Here we have a potential win-win-win situation. The farmer gets better paied and develop his competence. The consumer gets better food. Michael can afford to sell less while earning more, as the profit margin on locally produced goods are way higher than on low-cost food. Maybe a number of lorry-drivers would be unemployed, but in general local production will be more labour intensive, so the number of jobs might increase. Maybe they can become apple farmers?

The lorry-driver turned apple-farmer is of course an attemt at finding a catchy example. But actually it illustrates the two maybe strongest assets of increasing local production - less transports (if they are short enough they can be carried out with bikes) and rural entrepeneurship. I think our society needs young farmers, who work the land profitable, and with ideas. Only so can our thinking stay connected to the ecology we live from, and crises like the current climate crisis be.

 

Maybe I don't even have to buy locally produced apples by Michael, maybe I can grow my own. Sweden might not have a very good climate for gardening, but on the other hand we are blessed with space. We are one of Europe's most sparsely populated countries, you can see that with your bare eye.
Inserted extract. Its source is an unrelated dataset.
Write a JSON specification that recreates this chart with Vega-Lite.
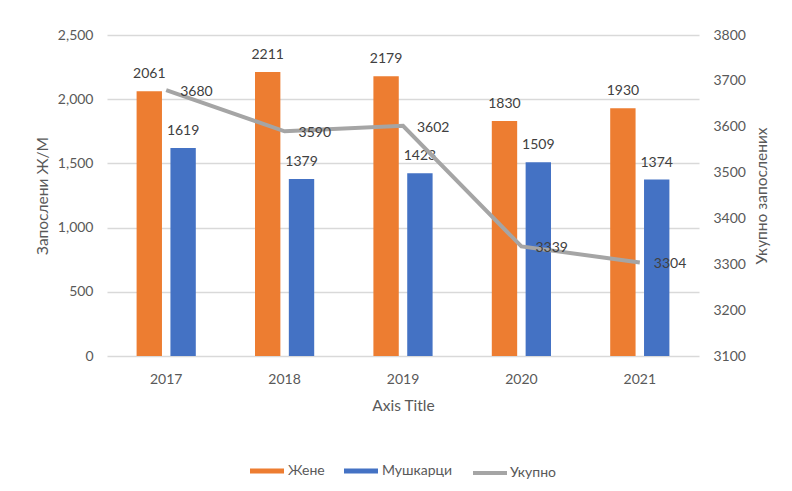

The distance from house to house gives space for much more gardens than we have today. I hope politicians will realize this potential when they try to make cities and communities climate-friendly.

Urban farming is nothing new. In 1895 the first allotment gardens were arranged in Sweden, the concept reached us from Germany. Allotment gardens were widely popular among the expanding working class in the early 20th cenury, many of whome had a countryside background and knew well how to grow food. During the world year, the state actively supported allotment gardening as a way to guarantee food safety, but since then usage has declined. But tehy still exist So I followed my friend Jens and his son Leo to their allotment one rainy afternoon, to see how urban gardening can look like in reality. Here are some pictures...

Jens and Leo

The local authorities give anyone a piece of land, given that the promise to use only ecological methods of farming, and pay a minor sum, today 20 EUR a year. This area is quite rough, since it was abandonded some years ago, when the railroad was supposed to go over this land. Nonetheless, it gives Jens all the apples he could ever dream of, and potatoes from the summer until christmas. Without CO2-emissions... think about how natural that sounds when you talk about allotments, and how compicated it is to achieve for a supermarket.

Jens and Leo

Pommes du terre

His neighbours were more ambitious, and their work was well awarded... they had potatoes, tomatoes, beans, and lots of other vegetables for most of the year. And they knew a lot, would never stop talking about how to grow, what to grow. These flowers for example, are not only fancy, but help keeping bugs and birds away from the plants.

two urban farmers

I am a teacher, not a farmer, and this was what impressed me most. The knowledge about how we can grow food thatmost of us simply don't have. But we could learn. And I am sure we will have to, if we really want to adress climate change.

Jens and Leo and Pumkin

What would you say? Is there a way to stop the waste? How could we do that?

Comments

  • Mattias Adolfsson on 06th October 2009:

    allotment gardening was a way of staying in calories in the Soviet union. Interesting article the fact that you have grown your own food would make you more conscious of waste

  • Paul Montariol on 09th December 2009:

    In my family we always ate fruits of our garden; but also of the wild fruits, mushrooms, chestnuts. etc.